O exercício da tolerância é um dos desafios propostos aos estudantes da Faculdade de Direito da Universidade Federal de Minas Gerais (UFMG), famosa pela divisão dos alunos entre “coxinhas”, com tendência conservadora, e  “tilelês”, considerados mais progressistas. Na Senatus, sociedade de debates da universidade fundada em 2014, eles se encontram todas as manhãs de sábado para construir argumentos favoráveis ou contrários sobre o que concordam ou não.

“Queremos oferecer uma qualificação discursiva no meio universitário. Por causa dos estereótipos, as pessoas têm dificuldade de ouvir o outro. Nos debates, você é obrigado a defender algo de que você discorda completamente. Isso te faz ver um outro lado e até mudar de ideia”, afirma a presidente do Senatus, Clara Carvalho, estudante do 8º período de direito. Ela mesmo revela ter repensado vários posicionamentos. “Era muito conservadora para muitas coisas. No caso do aborto, por exemplo, não sou a favor, mas hoje entendo quem é”, diz.

Além dos debates, os estudantes fazem leituras de textos de filosofia e política e têm aulas de teatro, oratória e postura corporal. Em ano eleitoral, eles assistem aos debates políticos para analisar a performance dos candidatos. “Vemos muitas vezes que os discursos são vazios”, ressalta.

No caso do campeão Bernardo Rabelo, que sempre teve facilidade em falar em público, o encantamento pelo universo dos debates ocorreu ao entrar para o Senatus.

Logo depois, num intercâmbio na Inglaterra, não teve dúvidas e continuou a participar de uma sociedade, chegando a ir ao campeonato mundial de debates, na Grécia. “Ao entrar em contato com os argumentos, você passa a compreender melhor os assuntos e a buscar candidatos com ideais mais alinhados com os meus. Em um dos campeonatos, discutimos cotas para mulheres em cargos legislativos. Esse debate me tornou mais disposto a votar em mulheres”, conta.

Atuais campeões brasileiros de debate, os estudantes de direito cearenses Matheus Casimiro, de 22 anos, e Sophie Poch, de 21, tentam nesta semana o bicampeonato, na última competição de que participarão.
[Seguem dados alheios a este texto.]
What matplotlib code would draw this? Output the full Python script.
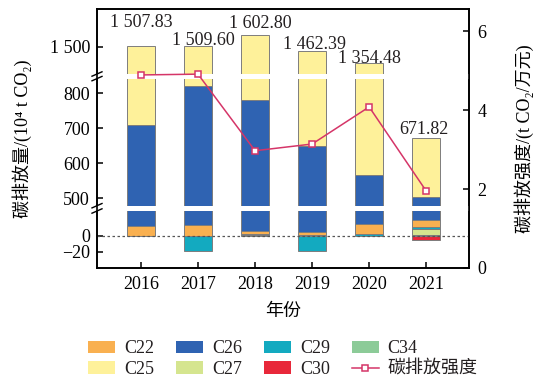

Matheus Casimiro reforça que os prêmios da prática discursiva vão muito além dos troféus. “Era muito tímido, gaguejava e foi uma oportunidade para diminuir minha timidez. Também é um exercício de tolerância, de sair da zona de conforto para mudar meu ponto de vista”, ressalta. Depois de debater sobre candidatura avulsa (quando não é preciso se filiar a um partido), por exemplo, Casimiro acabou mudando de ideia. “Era contrário a isso”, diz.